Die Beklagte habe von einer weitergehenden Erwerbstätigkeit aber nicht allein im Interesse des Kindes abgesehen, sondern auch um ihre Habilitationsschrift fertig stellen zu können. Der zeitliche Aufwand und der Einsatz, die sie insoweit von einer Erwerbstätigkeit haben absehen lassen, hätten ihren eigenen beruflichen Interessen und nicht denjenigen des Kindes gedient. Deshalb würden Ausbildungs-, Fortbildungs- oder Qualifizierungsmaßnahmen keinen elternbezogenen Grund im Sinne des § 1570 Abs. 2 BGB darstellen. Maßgebend könnten solche Umstände vielmehr für die Frage einer angemessenen Erwerbstätigkeit im Sinne des § 1574 BGB oder für die Gewährung von Ausbildungsunterhalt nach § 1575 BGB sein.

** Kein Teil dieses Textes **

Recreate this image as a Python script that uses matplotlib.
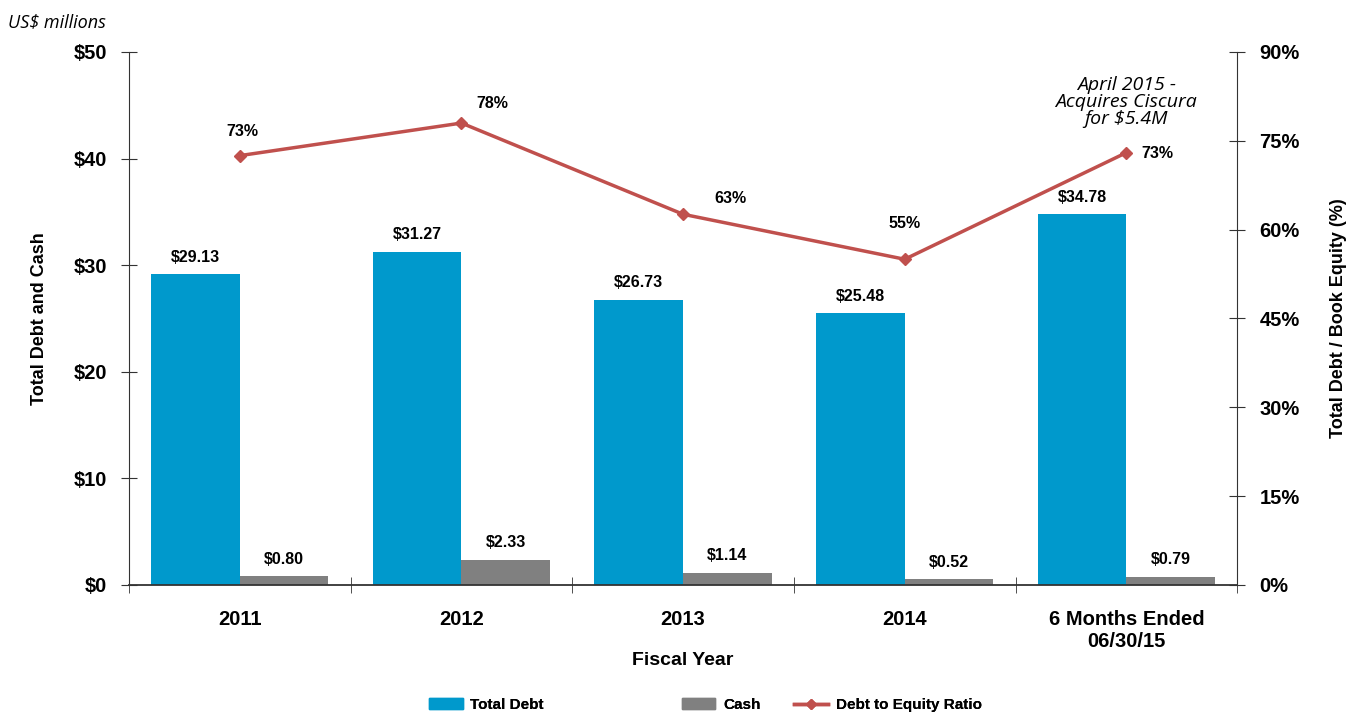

Im Zusammenhang mit einer Verlängerung des Betreuungsunterhalts komme hier auch dem Gesichtspunkt einer überobligationsmäßigen Belastung keine Bedeutung zu. Denn eine solche ergebe sich nach den getroffenen Feststellungen nicht aus Erwerbstätigkeit und Kinderbetreuung, sondern erst aus der Verfolgung der beruflichen Ziele.

Hinsichtlich des der Beklagten in der vorausgegangenen Entscheidung zuerkannten Aufstockungsunterhalts (§ 1573 Abs. 2 BGB) hänge die Abänderung im Sinne eines Wegfalls der Unterhaltspflicht davon ab, ob die vom Kläger geltend gemachte Änderung der rechtlichen Verhältnisse eingetreten sei. Das sei nicht der Fall.

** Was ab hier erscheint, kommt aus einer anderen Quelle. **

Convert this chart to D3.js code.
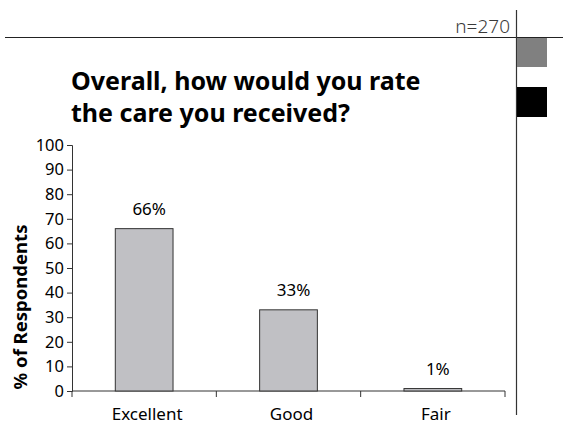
<!DOCTYPE html>
<html>
<head>
<meta charset="utf-8">
<script src="https://cdn.jsdelivr.net/npm/d3@7"></script>
<style>
  html, body { margin: 0; padding: 0; background: #fff; }
  svg { display: block; font-family: "Noto Sans", "Open Sans", sans-serif; }
</style>
</head>
<body>
<svg id="chart" width="563" height="425"></svg>
<script>
// Survey results
const categories = ["Excellent", "Good", "Fair"];
const values = [66, 33, 1];
const yTicks = [0, 10, 20, 30, 40, 50, 60, 70, 80, 90, 100];
const titleLines = ["Overall, how would you rate", "the care you received?"];
const sampleLabel = "n=270";

const svg = d3.select("#chart");

// Page frame: header rule, side rule and side markers
svg.append("line").attr("x1", 5).attr("x2", 563).attr("y1", 37.5).attr("y2", 37.5)
  .attr("stroke", "#222").attr("stroke-width", 1.2);
svg.append("line").attr("x1", 516.5).attr("x2", 516.5).attr("y1", 10).attr("y2", 415)
  .attr("stroke", "#333").attr("stroke-width", 1.2);
svg.append("rect").attr("x", 517).attr("y", 38).attr("width", 30).attr("height", 29).attr("fill", "#808080");
svg.append("rect").attr("x", 517).attr("y", 87).attr("width", 30).attr("height", 30).attr("fill", "#000");

svg.append("text").attr("x", 510).attr("y", 33).attr("text-anchor", "end")
  .attr("font-size", 19).attr("font-weight", 300).attr("fill", "#3a3a3a").text(sampleLabel);

// Title
svg.append("g").selectAll("text").data(titleLines).join("text")
  .attr("x", 71).attr("y", (d, i) => 90 + i * 32)
  .attr("font-size", 25).attr("font-weight", "bold").attr("fill", "#000")
  .text(d => d);

// Scales
const x = d3.scaleBand().domain(categories).range([72, 505]).padding(0);
const y = d3.scaleLinear().domain([0, 100]).range([391, 145]);
const barW = x.bandwidth() * 0.4;

// Y axis
const yAxis = svg.append("g").attr("transform", "translate(72,0)")
  .call(d3.axisLeft(y).tickValues(yTicks).tickSize(5).tickPadding(3));
yAxis.select(".domain").attr("stroke", "#333");
yAxis.selectAll(".tick line").attr("stroke", "#333");
yAxis.selectAll(".tick text").attr("font-size", 16.5).attr("fill", "#000")
  .attr("font-family", "\"Noto Sans\", sans-serif");

// X axis with ticks at category boundaries
const xAxisG = svg.append("g").attr("transform", "translate(0,391)");
xAxisG.append("line").attr("x1", 72).attr("x2", 505).attr("y1", 0).attr("y2", 0).attr("stroke", "#333");
const bounds = d3.range(categories.length + 1).map(i => x.range()[0] + i * x.step());
xAxisG.selectAll("line.tk").data(bounds).join("line").attr("class", "tk")
  .attr("x1", d => d).attr("x2", d => d).attr("y1", 0).attr("y2", 6).attr("stroke", "#333");
xAxisG.selectAll("text").data(categories).join("text")
  .attr("x", d => x(d) + x.bandwidth() / 2 + 3).attr("y", 29)
  .attr("text-anchor", "middle").attr("font-size", 17).attr("fill", "#000")
  .text(d => d);

// Bars
svg.append("g").selectAll("rect").data(categories).join("rect")
  .attr("x", d => x(d) + (x.bandwidth() - barW) / 2)
  .attr("y", (d, i) => y(values[i]))
  .attr("width", barW)
  .attr("height", (d, i) => y(0) - y(values[i]))
  .attr("fill", "#c0c0c4").attr("stroke", "#333").attr("stroke-width", 1);

// Value labels
svg.append("g").selectAll("text").data(categories).join("text")
  .attr("x", d => x(d) + x.bandwidth() / 2 + 5)
  .attr("y", (d, i) => y(values[i]) - 14)
  .attr("text-anchor", "middle").attr("font-size", 17).attr("fill", "#000")
  .text((d, i) => values[i] + "%");

// Y axis title
svg.append("text")
  .attr("transform", "translate(27,307) rotate(-90)")
  .attr("text-anchor", "middle").attr("font-size", 18.5).attr("font-weight", "bold")
  .attr("fill", "#000").text("% of Respondents");
</script>
</body>
</html>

Eine Rechtsänderung, die den Kläger berechtigen könnte, eine Abänderung in diesem Sinne zu verlangen, sei nicht erfolgt. Die Einführung des § 1578 b BGB durch das Unterhaltsrechtsänderungsgesetz und die seit der mündlichen Verhandlung im Ausgangsverfahren veröffentlichte Rechtsprechung des Senats hätten hinsichtlich des in Rede stehenden Aufstockungsunterhalts die Rechtslage seit dem Vorprozeß im Jahr 2007 nicht entscheidend geändert.

§ 1570 BGB selbst sei einer Befristung nicht zugänglich.